YOUR SOLIN GENERATED RECIPE
Grilled Chicken Breast with Quinoa and Roasted Broccoli
Lemon-herb chicken breast grilled until juicy and served with fluffy quinoa and oven-roasted broccoli florets featuring smoky charred edges.
INGREDIENTS
5.5 oz Chicken Breast
1/2 cup Cooked Quinoa
1.5 cups Broccoli Florets
1.5 tsp Olive Oil
1 tbsp Lemon Juice
PREPARATION
Preheat your oven to 400°F and line a baking sheet with parchment paper.
Toss the broccoli florets with half of the olive oil and a pinch of sea salt on the prepared baking sheet.
Roast the broccoli for 15-20 minutes until the edges are tender and slightly browned.
Season the chicken breast with sea salt, black pepper, and dried oregano.
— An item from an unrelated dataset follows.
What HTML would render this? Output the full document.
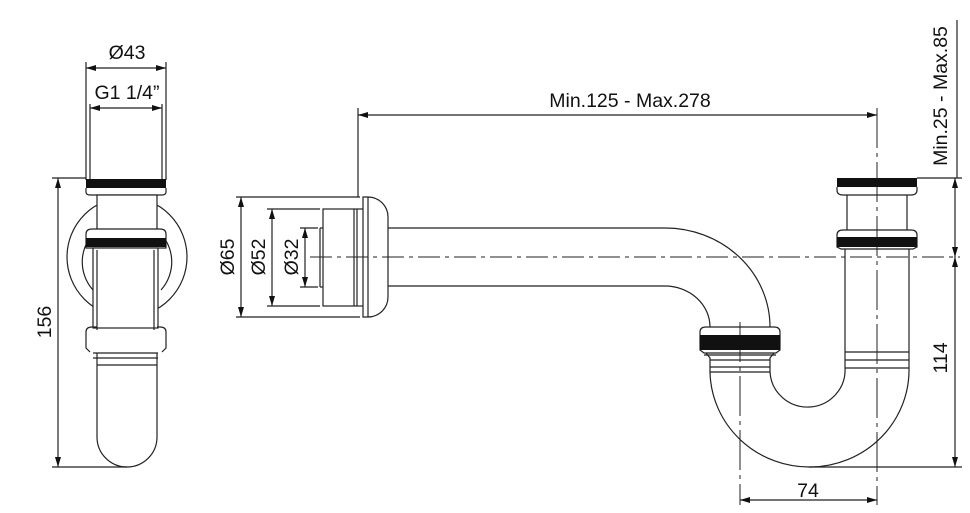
<!DOCTYPE html><html><head><style>html,body{margin:0;padding:0;background:#fff}svg{display:block}text{font-family:"Liberation Sans",sans-serif;font-size:19.5px;fill:#111}</style></head><body>
<svg width="970" height="513" viewBox="0 0 970 513" xmlns="http://www.w3.org/2000/svg">
<defs><marker id="a" markerWidth="10" markerHeight="6" refX="10" refY="3" orient="auto-start-reverse" markerUnits="userSpaceOnUse"><path d="M0,0L10,3L0,6z" fill="#111"/></marker></defs>
<g fill="none" stroke="#222" stroke-width="1.2">
<line x1="86" y1="62" x2="86" y2="180"/><line x1="166" y1="62" x2="166" y2="180"/>
<line x1="90" y1="104" x2="90" y2="180"/><line x1="162" y1="104" x2="162" y2="180"/>
<line x1="86" y1="68" x2="166" y2="68" marker-start="url(#a)" marker-end="url(#a)"/>
<line x1="90" y1="108" x2="162" y2="108" marker-start="url(#a)" marker-end="url(#a)"/>
<path d="M86,188 L86,192 Q86,195 90,195 L162,195 Q166,195 166,192 L166,188"/>
<circle cx="127" cy="257" r="60"/>
<path d="M97,230 A42,42 0 0,0 93,290"/><path d="M157,230 A42,42 0 0,1 161,290"/>
<rect x="97" y="195" width="60" height="35" fill="#fff"/>
<path d="M86,248 L86,234 Q86,229 92,229 L160,229 Q166,229 166,234 L166,248Z" fill="#fff"/>
<rect x="93" y="248" width="65" height="80" fill="#fff"/>
<line x1="97" y1="250" x2="97" y2="330"/><line x1="154" y1="250" x2="154" y2="330"/>
<path d="M90,352 L86,348 L86,332 Q86,327 92,327 L97,327"/><path d="M162,352 L166,348 L166,332 Q166,327 160,327 L157,327"/>
<line x1="93" y1="353" x2="158" y2="353"/><line x1="93" y1="358" x2="158" y2="358"/><line x1="97" y1="365" x2="157" y2="365"/>
<path d="M97,353 L97,437 A30,30 0 0,0 157,437 L157,353"/>
<line x1="52" y1="178" x2="86" y2="178"/><line x1="52" y1="467" x2="127" y2="467"/>
<line x1="58" y1="178" x2="58" y2="467" marker-start="url(#a)" marker-end="url(#a)"/>
<line x1="358" y1="108" x2="358" y2="197"/>
<line x1="358" y1="115" x2="877" y2="115" marker-start="url(#a)" marker-end="url(#a)"/>
<path d="M363,197 L368,197 A20,20 0 0,1 388,217 L388,297 A20,20 0 0,1 368,317 L363,317Z"/>
<line x1="368" y1="197" x2="368" y2="317"/>
<rect x="323" y="209" width="31" height="97"/>
<line x1="357" y1="209" x2="357" y2="306"/><line x1="354" y1="209" x2="363" y2="209"/><line x1="354" y1="306" x2="363" y2="306"/>
<line x1="320" y1="228" x2="320" y2="287"/><line x1="320" y1="228" x2="323" y2="228"/><line x1="320" y1="287" x2="323" y2="287"/>
<line x1="236" y1="197" x2="360" y2="197"/><line x1="236" y1="317" x2="360" y2="317"/>
<line x1="267" y1="209" x2="320" y2="209"/><line x1="267" y1="306" x2="320" y2="306"/>
<line x1="300" y1="228" x2="318" y2="228"/><line x1="300" y1="287" x2="318" y2="287"/>
<line x1="241" y1="197" x2="241" y2="317" marker-start="url(#a)" marker-end="url(#a)"/>
<line x1="272" y1="209" x2="272" y2="306" marker-start="url(#a)" marker-end="url(#a)"/>
<line x1="305" y1="228" x2="305" y2="287" marker-start="url(#a)" marker-end="url(#a)"/>
<path d="M388,228 L665,228 A105,99 0 0,1 770,327"/>
<path d="M388,286 L665,286 A45,41 0 0,1 710,327"/>
<line x1="310" y1="257" x2="960" y2="257" stroke-dasharray="22,5,4,5" stroke-width="1"/>
<path d="M700,350 L700,332 Q700,327 706,327 L774,327 Q780,327 780,332 L780,350 L776,353 L704,353Z" fill="#fff"/>
<line x1="704" y1="355" x2="776" y2="355"/>
<path d="M706,353 L710,358 L710,373 M774,353 L770,358 L770,373"/>
<line x1="710" y1="360" x2="770" y2="360"/><line x1="710" y1="367" x2="770" y2="367"/><line x1="710" y1="372" x2="770" y2="372"/>
<path d="M710,372 A99.5,97 0 0,0 909,368"/>
<path d="M770,372 A37.5,37 0 0,0 845,368"/>
<path d="M837,187 L837,190 Q837,195 843,195 L911,195 Q917,195 917,190 L917,187"/>
<line x1="847" y1="195" x2="847" y2="230"/><line x1="907" y1="195" x2="907" y2="230"/>
<path d="M837,247 L837,235 Q837,230 843,230 L911,230 Q917,230 917,235 L917,247 L913,249 L841,249Z"/>
<line x1="845" y1="249" x2="845" y2="368"/><line x1="909" y1="249" x2="909" y2="368"/>
<line x1="845" y1="352" x2="909" y2="352"/><line x1="845" y1="360" x2="909" y2="360"/><line x1="845" y1="368" x2="909" y2="368"/>
<line x1="740" y1="322" x2="740" y2="505" stroke-dasharray="40,5,4,5" stroke-width="1"/>
<line x1="877" y1="108" x2="877" y2="505" stroke-dasharray="40,5,4,5" stroke-width="1"/>
<line x1="740" y1="500" x2="877" y2="500" marker-start="url(#a)" marker-end="url(#a)"/>
<line x1="917" y1="178" x2="962" y2="178"/><line x1="957" y1="20" x2="957" y2="178"/>
<line x1="809" y1="467" x2="962" y2="467"/>
<line x1="955" y1="178" x2="955" y2="257" marker-start="url(#a)" marker-end="url(#a)"/>
<line x1="955" y1="257" x2="955" y2="467" marker-start="url(#a)" marker-end="url(#a)"/>
</g>
<g fill="#111">
<rect x="86" y="179" width="80" height="9"/><rect x="86" y="238" width="80" height="9"/>
<rect x="700" y="335" width="80" height="15"/>
<rect x="837" y="178" width="80" height="9"/><rect x="837" y="237" width="80" height="10"/>
</g>
<text x="127" y="59" text-anchor="middle">Ø43</text>
<text x="127" y="99" text-anchor="middle">G1 1/4”</text>
<text transform="translate(51,322) rotate(-90)" text-anchor="middle">156</text>
<text transform="translate(234,257) rotate(-90)" text-anchor="middle">Ø65</text>
<text transform="translate(265,257) rotate(-90)" text-anchor="middle">Ø52</text>
<text transform="translate(298,257) rotate(-90)" text-anchor="middle">Ø32</text>
<text x="630" y="107" text-anchor="middle">Min.125 - Max.278</text>
<text transform="translate(947,96) rotate(-90)" text-anchor="middle">Min.25 - Max.85</text>
<text transform="translate(947,358) rotate(-90)" text-anchor="middle">114</text>
<text x="808" y="497" text-anchor="middle">74</text>
</svg></body></html>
Heat a grill pan over medium-high heat and lightly coat with the remaining olive oil.
Grill the chicken for 6-7 minutes per side or until the internal temperature reaches 165°F.
Let the chicken rest for 5 minutes before slicing it into strips.
Place the cooked quinoa in a bowl and top with the grilled chicken and roasted broccoli.
Drizzle fresh lemon juice over the entire dish before serving.